Olivier Py met en scène Lulu comme telle, il a une vision de l’œuvre, notamment dans les couleurs qu’il qualifie lui-même de couleurs à vomir, tellement elles sont criardes, des verts, des oranges, des rouges et des bleus violents, accompagnés de mouvements de décors incessants qui nous montrent la société en mouvement continuel. L’on aurait pu penser que cette surcharge d’éléments de décors, que ce mouvement perpétuel, que ces accessoires en nombre et ces figurants feraient se perdre l’attention dans milles dédales mais c’est au contraire à resserrer l’attention sur Lulu que parvient la parfaite maîtrise scénique de Py. Le nu qui fait si peur est faussement présent, car c’est une combinaison de chaire que porte Patricia Petitbon qui ne donne ainsi que l’illusion de la nudité. Ce jeu entre la nudité réelle d’une figurante et celle suggérée de la cantatrice est une manière de casser les codes d’une société qui rejette le rôle. Cette mise en scène est absolument remarquable car elle marque durablement le spectateur par son ampleur, son agressivité, son respect du texte (livret et musique), sa compréhension de toutes les dimensions de l’action, sa maîtrise des lumières et des couleurs. Rien n’est jamais un hasard dans une mise en scène de Py, chaque détail est pesé pour s’intégrer dans le tout que forme l’œuvre dans la vision de l’artiste. On peut aimer ou détester, mais je trouve au combien préférable de jouir d’une mise en scène aussi personnelle que des habituelles nullités de gens qui n’ont rien à proposer ou, pire encore, n’osent rien proposer.

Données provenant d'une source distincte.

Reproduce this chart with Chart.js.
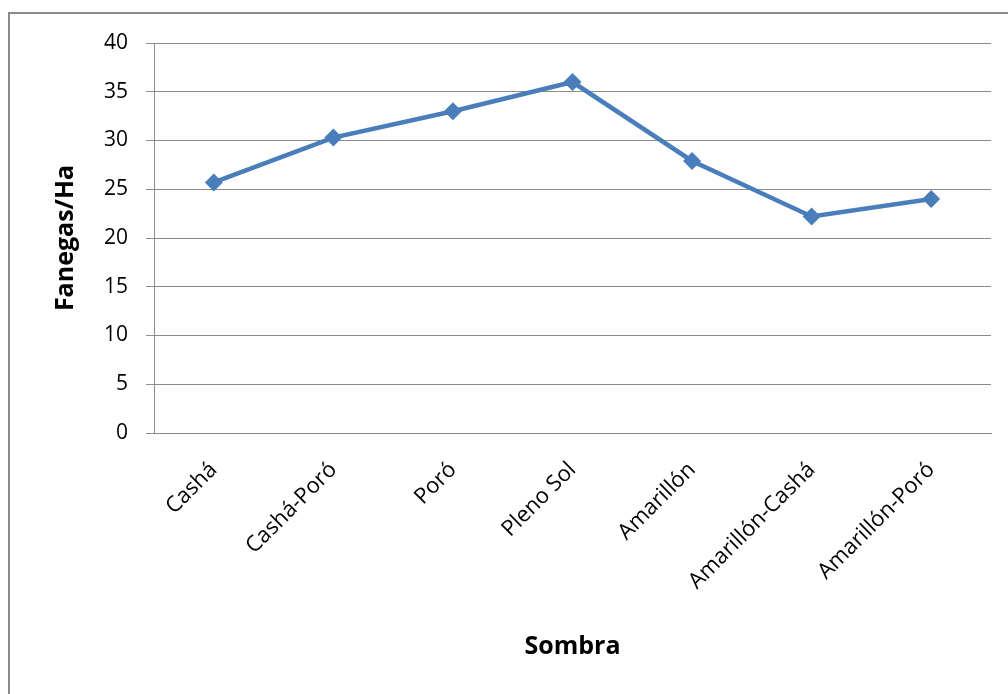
<!DOCTYPE html>
<html>
<head>
<meta charset="utf-8">
<script src="https://cdn.jsdelivr.net/npm/chart.js@4.4.1/dist/chart.umd.min.js"></script>
<style>
  html, body { margin: 0; padding: 0; background: #fff; overflow: hidden; }
  #frame {
    position: absolute; left: 8px; top: 12px; width: 1100px; height: 800px;
    border: 2px solid #8a8a8a; box-sizing: border-box;
  }
  #wrap { position: absolute; left: 0; top: 0; width: 1008px; height: 694px; }
</style>
</head>
<body>
<div id="frame"></div>
<div id="wrap"><canvas id="chart" width="1008" height="694"></canvas></div>
<script>
const categories = ['Cashá', 'Cashá-Poró', 'Poró', 'Pleno Sol', 'Amarillón', 'Amarillón-Cashá', 'Amarillón-Poró'];
const fanegas = [25.7, 30.3, 33.0, 36.0, 27.9, 22.2, 24.0];
const yTicks = [0, 5, 10, 15, 20, 25, 30, 35, 40];

const font = '"Open Sans", "DejaVu Sans", sans-serif';
const gridColor = '#8c8c8c';

new Chart(document.getElementById('chart'), {
  type: 'line',
  data: {
    labels: categories,
    datasets: [{
      label: 'Fanegas/Ha',
      data: fanegas,
      borderColor: '#4a7ebb',
      backgroundColor: '#4a7ebb',
      borderWidth: 4.5,
      pointStyle: 'rectRot',
      pointRadius: 9,
      pointHoverRadius: 9,
      pointBorderWidth: 0,
      tension: 0,
      fill: false,
    }],
  },
  options: {
    responsive: false,
    animation: false,
    layout: { padding: { left: 0, right: 17, top: 43, bottom: 0 } },
    plugins: {
      legend: { display: false },
      tooltip: { enabled: false },
    },
    scales: {
      x: {
        offset: true,
        grid: { display: false },
        border: { display: true, color: gridColor, width: 1 },
        ticks: {
          color: '#000',
          font: { family: font, size: 22 },
          minRotation: 45,
          maxRotation: 45,
          padding: 16,
        },
        title: {
          display: true,
          text: 'Sombra',
          color: '#000',
          font: { family: font, size: 25, weight: 'bold' },
          padding: { top: 0, bottom: 32 },
        },
        afterFit: (scale) => { scale.height = 261; },
      },
      y: {
        min: 0,
        max: 40,
        afterBuildTicks: (scale) => { scale.ticks = yTicks.map((v) => ({ value: v })); },
        grid: { color: gridColor, lineWidth: 1, tickLength: 8, drawTicks: true },
        border: { display: true, color: gridColor, width: 1 },
        ticks: {
          color: '#000',
          font: { family: font, size: 21 },
          padding: 18,
        },
        title: {
          display: true,
          text: 'Fanegas/Ha',
          color: '#000',
          font: { family: font, size: 25, weight: 'bold' },
          padding: { top: 51, bottom: 0 },
        },
        afterFit: (scale) => { scale.width = 154; },
      },
    },
  },
});
</script>
</body>
</html>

La mise en scène n’est rien. Elle n’est qu’un moyen de représenter l’œuvre. Elle occupe trop souvent le devant de la scène, le spectateur venant voir avant d’entendre, ce qui est particulièrement frappant lorsque Py est à l’affiche. Combien remarquent que Py n’est rien s’il n’a pas la possibilité de s’appuyer sur une équipe de chanteurs du plus haut niveau, sur un orchestre et un chef qui ont également quelque chose à dire ? Py seul, c’est le naufrage assuré d’un spectacle déséquilibré. Le succès de cette production de Lulu tient surtout à ce que les critiques ne disent pas assez et ne portent pas suffisamment au premier plan. La qualité de la direction de Marc Albrecht est d’un niveau exceptionnel. Il connaît cette œuvre, la dirige avec passion plus encore qu’avec amour et tient la comparaison avec la scène car il a autant à en dire que Py. L’OSR a été en tous points à son meilleur niveau dans ces représentations, illustrant de milles couleurs la partition, couleurs orchestrales sur lesquelles pouvaient se poser les lumières et non les remplacer.
Le chant était également de ce niveau là, nécessaire à un équilibre global de la Gesamtkunstwerk à laquelle chacun apporte sa pierre. Celle de Patricia Petitbon dans sa prise de rôle est essentielle. Il y a une présence ou des présences qui donnent vie à Lulu et qui font bien plus que la chanter. Il y a une expression dans le chant de la Petitbon qui la porte au niveau des autres Lulu de référence. J’ai lu que lorsque l’on tente Lulu, en principe on la réussit, sinon on ne l’ose pas. Petitbon réussi car elle ose, elle ose être Lulu, elle ose exprimer le rôle et elle peut le faire car elle dispose en l’orchestre, le chef et le metteur en scène, des outils nécessaires pour donner le meilleur d’elle-même. Les autres rôles sont à l’avenant, avec une Gräfin Geschwitz de Julia Junon vraie partenaire de Lulu, avec l’Habilleuse, le Lycéen et surtout le Groom de Silvia de La Muela, les quatre rôles de ténors du Professeur de médecine, du Prince, du Valet et du Marquis étaient confiés à Robert Wörle. Les principaux rôles masculins étaient aussi prenants, surtout le Alwa de Gerhard Siegel, un ténor lumineux d’une forte présence vocale et scénique. Le Dr Schön et Jack l’éventreur étaient confiés au très beau baryton Pavlo Hunka, le Schigolch de Hartmut Welker complétant une distribution d’un très haut niveau. Une fois encore, l’on peut souligner que la plupart des chanteurs font leur première apparition à Genève et que ce renouveau dans le choix des distributions apporte un sang neuf qui s’est avéré jusqu’à présent et depuis l’arrivée de Tobias Richter, des plus réjouissants.